Nous sommes néanmoins profondément consternés par le fait que l’article 46A bis des amendements prévoie l’immunité des chefs d’État et de gouvernement en exercice, et de certains autres hauts fonctionnaires de l’État, s’agissant de poursuites en cas de crimes graves. Il stipule : « Aucune accusation ne peut être engagée ou poursuivie devant le tribunal contre tout chef d’État ou de gouvernement de l’Union africaine, ou quiconque agissant ou ayant le droit d’agir en cette qualité, ou d’autres hauts fonctionnaires de l’État sur la base de leurs fonctions, pendant la durée de leur mandat. »
La disposition relative à l’immunité est un retour en arrière regrettable par rapport à l’esprit et la lettre de l’Acte constitutif de l’UA, qui favorise le respect des droits humains et le rejet de l’impunité en son article 4.

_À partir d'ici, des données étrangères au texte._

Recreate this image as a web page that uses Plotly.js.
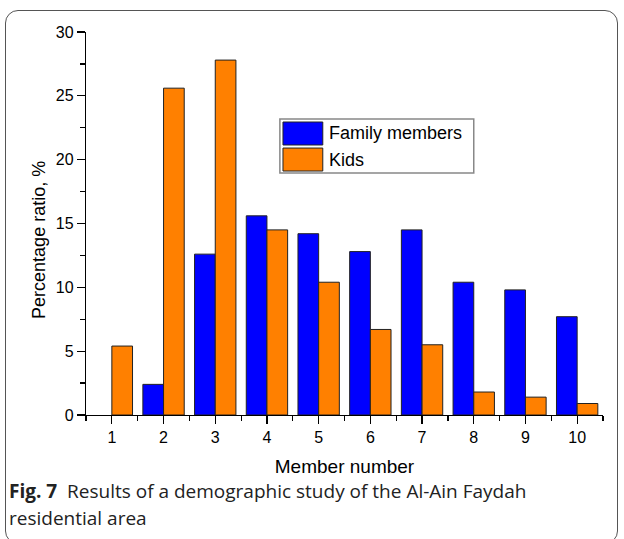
<!DOCTYPE html>
<html>
<head>
<meta charset="utf-8">
<script src="https://cdn.plot.ly/plotly-3.0.1.min.js"></script>
<style>
html,body{margin:0;padding:0;background:#fff;}
#frame{position:absolute;left:5px;top:10px;width:613px;height:534px;border:1px solid #555;border-radius:13px;box-sizing:border-box;}
#chart{position:absolute;left:0;top:0;width:624px;height:539px;}
</style>
</head>
<body>
<div id="frame"></div>
<div id="chart"></div>
<script>
const memberNumbers = [1, 2, 3, 4, 5, 6, 7, 8, 9, 10];
const familyMembers = [0, 2.4, 12.6, 15.6, 14.2, 12.8, 14.5, 10.4, 9.8, 7.7];
const kids = [5.4, 25.6, 27.8, 14.5, 10.4, 6.7, 5.5, 1.8, 1.4, 0.9];
const seriesNames = ["Family members", "Kids"];
const seriesColors = ["#0000FF", "#FF8000"];

const arial = "Arial, 'Liberation Sans', sans-serif";
const axisFont = {family: arial, size: 16, color: "#000"};
const outlineWidths = v => v.map(d => (d === 0 ? 0 : 1));

const traces = [
  {type: "bar", x: memberNumbers, y: familyMembers, name: seriesNames[0],
   marker: {color: seriesColors[0], line: {color: "#222", width: outlineWidths(familyMembers)}}, showlegend: false},
  {type: "bar", x: memberNumbers, y: kids, name: seriesNames[1],
   marker: {color: seriesColors[1], line: {color: "#222", width: outlineWidths(kids)}}, showlegend: false}
];

const layout = {
  width: 624, height: 539,
  margin: {l: 86, r: 21, t: 32, b: 124},
  paper_bgcolor: "rgba(0,0,0,0)",
  plot_bgcolor: "rgba(0,0,0,0)",
  barmode: "group", bargap: 0.2, bargroupgap: 0,
  xaxis: {
    range: [0.5, 10.5], tickmode: "array", tickvals: memberNumbers,
    ticks: "outside", ticklen: 8, tickwidth: 1.2, tickcolor: "#000",
    showline: true, linecolor: "#000", linewidth: 1.2, showgrid: false, zeroline: false,
    tickfont: axisFont,
    minor: {dtick: 0.5, tick0: 0.5, ticks: "outside", ticklen: 5, tickwidth: 1.2, tickcolor: "#000"},
    title: {text: "Member number", font: {family: arial, size: 19, color: "#000"}, standoff: 14}
  },
  yaxis: {
    range: [0, 30], dtick: 5,
    ticks: "outside", ticklen: 8, tickwidth: 1.2, tickcolor: "#000",
    showline: true, linecolor: "#000", linewidth: 1.2, showgrid: false, zeroline: false,
    tickfont: axisFont,
    minor: {dtick: 2.5, ticks: "outside", ticklen: 5, tickwidth: 1.2, tickcolor: "#000"}
  },
  shapes: [
    {type: "rect", xref: "paper", yref: "paper", x0: 0.375, x1: 0.750, y0: 0.632, y1: 0.773,
     line: {color: "#888", width: 1.5}, fillcolor: "#fff"},
    {type: "rect", xref: "paper", yref: "paper", x0: 0.381, x1: 0.458, y0: 0.705, y1: 0.765,
     line: {color: "#222", width: 1}, fillcolor: seriesColors[0]},
    {type: "rect", xref: "paper", yref: "paper", x0: 0.381, x1: 0.458, y0: 0.637, y1: 0.697,
     line: {color: "#222", width: 1}, fillcolor: seriesColors[1]}
  ],
  annotations: [
    {xref: "paper", yref: "paper", x: 0.466, y: 0.735, xanchor: "left", yanchor: "middle", showarrow: false,
     text: seriesNames[0], font: {family: arial, size: 18, color: "#000"}},
    {xref: "paper", yref: "paper", x: 0.466, y: 0.667, xanchor: "left", yanchor: "middle", showarrow: false,
     text: seriesNames[1], font: {family: arial, size: 18, color: "#000"}},
    {xref: "paper", yref: "paper", x: -0.091, y: 0.457, xanchor: "center", yanchor: "middle", showarrow: false,
     textangle: -90, text: "Percentage ratio, %", font: {family: arial, size: 18, color: "#000"}},
    {xref: "paper", yref: "paper", x: -0.153, y: -0.198, xanchor: "left", yanchor: "middle", showarrow: false,
     text: "<b>Fig. 7</b>  Results of a demographic study of the Al-Ain Faydah",
     font: {family: "'Open Sans', sans-serif", size: 19, color: "#222"}},
    {xref: "paper", yref: "paper", x: -0.153, y: -0.268, xanchor: "left", yanchor: "middle", showarrow: false,
     text: "residential area",
     font: {family: "'Open Sans', sans-serif", size: 19, color: "#222"}}
  ]
};

Plotly.newPlot("chart", traces, layout, {displayModeBar: false, staticPlot: true});
</script>
</body>
</html>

Les victimes ne peuvent pas être protégées et rétablies dans leurs droits si les personnes sont au-dessus de loi. L’immunité consacre l’impunité, car elle écarte toute perspective de poursuite devant la Cour africaine des personnes présumées responsables de crimes graves. Les victimes ne peuvent obtenir véritablement justice pour les violations subies si ceux qui peuvent être responsables de crimes graves bénéficient d’une exemption d’effet et de la force de la loi.
Les organisations de la société civile s’opposent à l’octroi de l’immunité à toute personne s’agissant crimes graves commis en violation du droit international. Les statuts de la Cour pénale internationale (CPI), du Tribunal spécial pour la Sierra Leone, du Tribunal pénal international pour le Rwanda, des Chambres africaines extraordinaires au sein des tribunaux du Sénégal et d’autres tribunaux internationaux et internationalisés prévoient que la position officielle d’un accusé ne puisse l’exonérer de sa responsabilité pénale.

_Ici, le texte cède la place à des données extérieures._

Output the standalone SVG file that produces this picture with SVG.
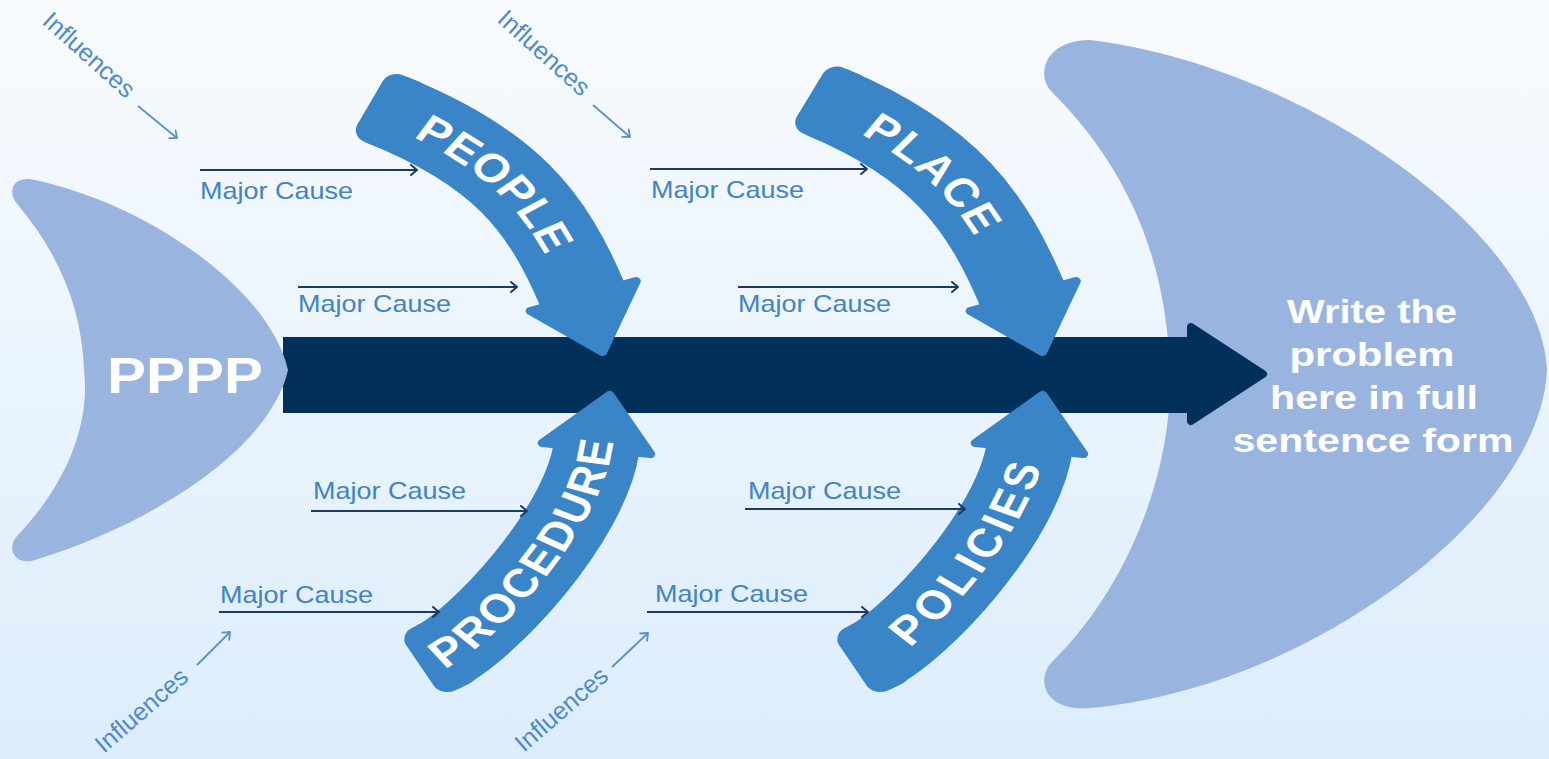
<svg xmlns="http://www.w3.org/2000/svg" width="1549" height="759" viewBox="0 0 1549 759">
<defs>
<linearGradient id="bg" x1="0" y1="0" x2="0" y2="1">
<stop offset="0" stop-color="#f8fbfe"/>
<stop offset="1" stop-color="#dcedfb"/>
</linearGradient>
<marker id="mc" markerUnits="userSpaceOnUse" markerWidth="14" markerHeight="14" viewBox="0 0 14 14" refX="12" refY="7" orient="auto">
<path d="M6,2 L12,7 L6,12" fill="none" stroke="#1e3a5f" stroke-width="2" stroke-linecap="round" stroke-linejoin="round"/>
</marker>
<marker id="mi" markerUnits="userSpaceOnUse" markerWidth="14" markerHeight="14" viewBox="0 0 14 14" refX="12" refY="7" orient="auto">
<path d="M6,2 L12,7 L6,12" fill="none" stroke="#5b90cb" stroke-width="1.8" stroke-linecap="round" stroke-linejoin="round"/>
</marker>
<style>
.fish{fill:#99b5df}
.spine{fill:#01305a}
.spinehead{fill:#01305a;stroke:#01305a;stroke-width:8;stroke-linejoin:round}
.bone{fill:none;stroke:#3985c7;stroke-width:74}
.bone2{fill:none;stroke:#3985c7;stroke-width:72}
.cap{fill:#3985c7}
.ahead{fill:#3985c7;stroke:#3985c7;stroke-width:8;stroke-linejoin:round}
.bt{font-family:"Liberation Sans",Arial,sans-serif;font-weight:bold;font-size:40px;fill:#ffffff}
.big{font-family:"Liberation Sans",Arial,sans-serif;font-weight:bold;fill:#ffffff}
.mct{font-family:"Liberation Sans",Arial,sans-serif;font-size:24px;fill:#4283c6}
.inf{font-family:"Liberation Sans",Arial,sans-serif;font-size:25px;fill:#4f8acb}
.mcl{stroke:#1e3a5f;stroke-width:2;fill:none}
.infl{stroke:#5b90cb;stroke-width:1.8;fill:none}
</style>
</defs>
<rect x="0" y="0" width="1549" height="759" fill="url(#bg)"/>

<g id="head">
<path class="fish" d="M1052,92 C1035,75 1045,40 1090,40 C1300,65 1540,230 1547,370 C1540,520 1300,690 1090,708 C1045,712 1035,680 1052,662 C1130,585 1172,470 1170,375 C1168,280 1140,180 1052,92 Z"/>
</g>

<g id="spine">
<rect class="spine" x="283" y="337" width="912" height="76"/>
<polygon class="spinehead" points="1191,327 1263,374 1191,421"/>
</g>

<g id="tail">
<path class="fish" d="M18,205 C5,190 15,175 35,180 C150,205 270,290 288,370 C270,450 150,525 35,560 C15,566 5,548 18,535 C70,480 90,420 84,370 C82,310 60,255 18,205 Z"/>
<text class="big" x="185" y="393" font-size="50" text-anchor="middle" textLength="156" lengthAdjust="spacingAndGlyphs">PPPP</text>
</g>

<g id="bone-people" transform="scale(1.2,1)">
<rect class="cap" x="0" y="-37" width="40" height="74" rx="13" transform="translate(308.3,103) rotate(25.9)"/>
<path id="pPeople" class="bone" d="M322.7,110 C420.7,157.6 456,211 485.8,296 l3.3,9.4"/>
<polygon class="ahead" points="442,311 530,281 502,352"/>
<text class="bt" dy="14" text-anchor="middle" letter-spacing="2"><textPath href="#pPeople" startOffset="45%">PEOPLE</textPath></text>
</g>

<g id="bone-place" transform="translate(440,0) scale(1.2,1)">
<rect class="cap" x="0" y="-37" width="40" height="74" rx="13" transform="translate(308.3,95) rotate(27)"/>
<path id="pPlace" class="bone" d="M322.5,102.3 C420.7,152 456,211 485.8,296 l3.3,9.4"/>
<polygon class="ahead" points="442,311 530,281 502,352"/>
<text class="bt" dy="14" text-anchor="middle" letter-spacing="3"><textPath href="#pPlace" startOffset="43%">PLACE</textPath></text>
</g>

<g id="bone-procedure" transform="scale(1.2,1)">
<rect class="cap" x="0" y="-36" width="40" height="72" rx="13" transform="translate(350,665.5) rotate(-29.6)"/>
<path id="pProc" class="bone2" d="M363.9,657.6 C402.2,635.9 486.4,527.2 497,448.5 l1.1,-8"/>
<polygon class="ahead" points="452,443 542,454 508,395"/>
<text class="bt" font-size="38" dy="13" text-anchor="middle" letter-spacing="1"><textPath href="#pProc" startOffset="50%">PROCEDURE</textPath></text>
</g>

<g id="bone-policies" transform="translate(433,0) scale(1.2,1)">
<rect class="cap" x="0" y="-36" width="40" height="72" rx="13" transform="translate(350,665.5) rotate(-29.6)"/>
<path id="pPol" class="bone2" d="M363.9,657.6 C402.2,635.9 486.4,527.2 497,448.5 l1.1,-8"/>
<polygon class="ahead" points="452,443 542,454 508,395"/>
<text class="bt" font-size="38" dy="13" text-anchor="middle" letter-spacing="3"><textPath href="#pPol" startOffset="52%">POLICIES</textPath></text>
</g>

<g id="problem">
<text class="big" font-size="33" text-anchor="middle" x="1372" y="323" textLength="170" lengthAdjust="spacingAndGlyphs">Write the</text>
<text class="big" font-size="33" text-anchor="middle" x="1372" y="366" textLength="165" lengthAdjust="spacingAndGlyphs">problem</text>
<text class="big" font-size="33" text-anchor="middle" x="1374" y="409" textLength="208" lengthAdjust="spacingAndGlyphs">here in full</text>
<text class="big" font-size="33" text-anchor="middle" x="1373" y="452" textLength="281" lengthAdjust="spacingAndGlyphs">sentence form</text>
</g>

<g id="labels">
<text class="mct" x="200" y="199" textLength="153" lengthAdjust="spacingAndGlyphs">Major Cause</text>
<text class="mct" x="298" y="312" textLength="153" lengthAdjust="spacingAndGlyphs">Major Cause</text>
<text class="mct" x="651" y="198" textLength="153" lengthAdjust="spacingAndGlyphs">Major Cause</text>
<text class="mct" x="738" y="312" textLength="153" lengthAdjust="spacingAndGlyphs">Major Cause</text>
<text class="mct" x="313" y="499" textLength="153" lengthAdjust="spacingAndGlyphs">Major Cause</text>
<text class="mct" x="220" y="603" textLength="153" lengthAdjust="spacingAndGlyphs">Major Cause</text>
<text class="mct" x="748" y="499" textLength="153" lengthAdjust="spacingAndGlyphs">Major Cause</text>
<text class="mct" x="655" y="602" textLength="153" lengthAdjust="spacingAndGlyphs">Major Cause</text>
<text class="inf" transform="translate(41,23) rotate(42)">Influences</text>
<text class="inf" transform="translate(496,21) rotate(42)">Influences</text>
<text class="inf" transform="translate(104,754) rotate(-41)">Influences</text>
<text class="inf" transform="translate(524,753) rotate(-41)">Influences</text>
</g>

<g id="connectors">
<line class="mcl" x1="200" y1="170" x2="417" y2="170" marker-end="url(#mc)"/>
<line class="mcl" x1="298" y1="287" x2="517" y2="287" marker-end="url(#mc)"/>
<line class="mcl" x1="650" y1="169" x2="867" y2="169" marker-end="url(#mc)"/>
<line class="mcl" x1="738" y1="287" x2="958" y2="287" marker-end="url(#mc)"/>
<line class="mcl" x1="311" y1="511" x2="527" y2="511" marker-end="url(#mc)"/>
<line class="mcl" x1="219" y1="612" x2="439" y2="612" marker-end="url(#mc)"/>
<line class="mcl" x1="745" y1="509" x2="965" y2="509" marker-end="url(#mc)"/>
<line class="mcl" x1="647" y1="612" x2="868" y2="612" marker-end="url(#mc)"/>
<line class="infl" x1="138" y1="106" x2="177" y2="138" marker-end="url(#mi)"/>
<line class="infl" x1="593" y1="105" x2="630" y2="137" marker-end="url(#mi)"/>
<line class="infl" x1="197" y1="665" x2="230" y2="632" marker-end="url(#mi)"/>
<line class="infl" x1="612" y1="667" x2="648" y2="633" marker-end="url(#mi)"/>
</g>
</svg>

Nous rappelons que les gouvernements africains ont joué un rôle actif dans la création de la CPI afin de garantir que justice soit rendue, en cas de génocide, crimes de guerre et crimes contre l’humanité. Les États africains ont été parmi les premiers à ratifier le Statut de Rome de la CPI. La majorité des membres de l’Union africaine sont à ce jour parties au Statut de la CPI. En y souscrivant, ces États ont manifesté leur engagement à défendre les droits des victimes, à rejeter les exemptions pour les accusés en fonction de leur position officielle, et à veiller à ce que les auteurs des crimes les plus graves connus par l’humanité, soient traduits en justice.
D’autres conventions internationales, telles que la Convention contre la torture, la Convention pour la prévention et la répression du crime de génocide, et les Conventions de Genève de 1949, reconnaissent toutes la nécessité de poursuivre les individus, y compris les représentants de l’État, qui ont commis des crimes graves, et n’accordent aucune immunité à ces personnes en s’agissant de tels crimes. L’article IV de la Convention sur le génocide stipule expressément que les personnes qui ont commis des actes génocidaires « seront punies, qu’elles soient des gouvernants, des fonctionnaires ou des particuliers. »
Nous nous félicitons que certains États africains comme l’Afrique du Sud, le Bénin, le Burkina Faso, la République démocratique du Congo, et le Kenya n’accordent pas l’immunité aux fonctionnaires en exercice en ce qui concerne les crimes graves, en application de leurs lois nationales.
Accorder l’immunité aux chefs d’État et de gouvernement africains, et à certains hauts fonctionnaires du gouvernement, devant la Cour africaine, dans certaines circonstances, risque d’accorder une licence ouverte aux personnes occupant ces positions pour commettre des crimes. Cela risque d’autant plus d’encourager les personnes accusées de ces crimes à s’accrocher à leurs fonctions afin d’éviter d’affronter la loi, enracinant ainsi les dictatures.
La disposition du protocole adopté relative à l’immunité va ainsi à l’encontre de l’essence même de la défense des droits humains, de la paix et la stabilité, et c’est un développement à contre-courant des progrès réalisés en matière de démocratie et respect de l’État de droit en Afrique. Les dirigeants africains doivent être évalués sur la base de leurs efforts visant à renforcer les valeurs de respect des droits humains, de l’État de droit et de la justice pour les victimes de crimes graves – et non sur leurs efforts pour nourrir la culture d’impunité au détriment des droits de leurs citoyens.
La récente décision d’autoriser, devant la Cour régionale, l’immunité pour les crimes graves de droit international sur la base de la fonction officielle est donc rétrograde et indésirable. Au lieu de se détourner des réalisations importantes accomplies pour limiter l’impunité, promouvoir l’État de droit et le respect des droits humains, nous appelons les gouvernements africains à rester fermes dans leur soutien à la justice pour les victimes des crimes les plus graves.
Nous, les organisations de la société civile soussignées, demandons aux États africains de réaffirmer les engagements qu’ils ont pris en vertu des instruments internationaux et régionaux pour soutenir en faveur des droits humains, la responsabilisation et l’accès à la justice en refusant l’immunité pour les crimes graves au regard du droit international.